My second thought as I stared out at the waves was this: if I ever really got homesick and could somehow make it past those killer waves, I could theoretically swim back to somewhere in Georgia. One of my academic directors had actually pointed out this fact- the geography that is. I don’t think he would really advocate the swimming. I really don’t count on executing this contingency plan though so please don’t worry. I loved Morocco last semester and am just as excited for this one. However, it is a slight comfort to know that, although I am a couple thousand miles east and a few cultures removed, home is just across the water.


Finally, after my two hour trek of people/clothing watching and strolling above the beachscape, I safely returned to the Center. I was weathered and blistered but also much more confident in my ability to navigate the city that will become my home these next few months. What is more, I still had the 20 dirhams in emergency cab money in tact! (That’s a good two cups of mint tea.)

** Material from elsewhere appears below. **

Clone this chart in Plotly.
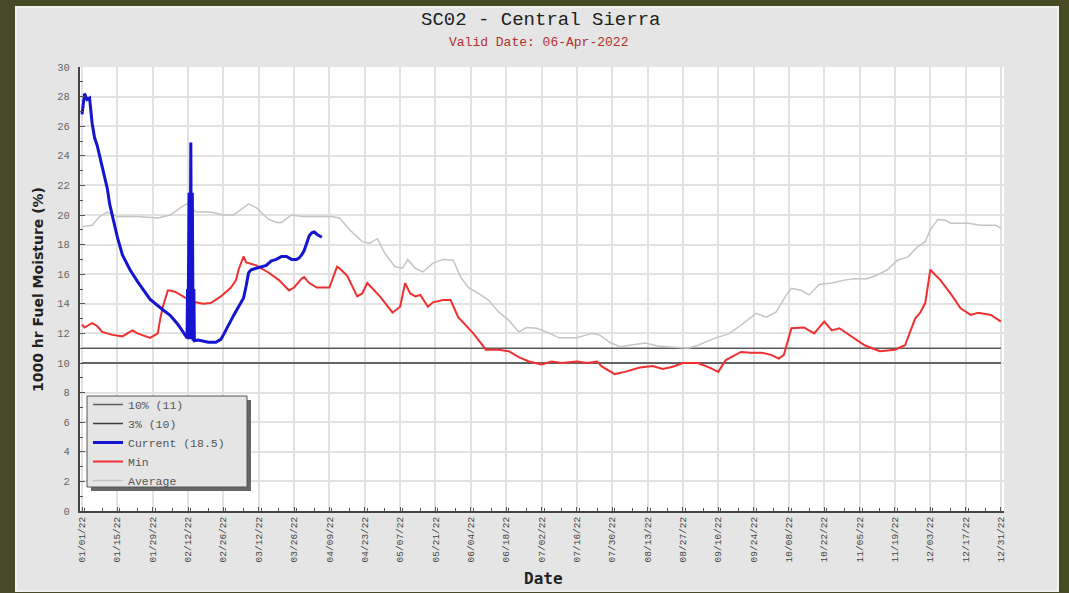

Aside from my earth-shattering observations of Moroccan clothing, I came to this conclusion on my drop-off. I think everyone should, at one time in their life, be dropped off by a bus in the middle of a foreign city with the simple task of observing and wandering. You might be surprised what a little confusion and alone time can do for your comfort, confidence, understanding, and practical sense of direction. I know now that if I get lost again (highly likely), I can always find my bearings!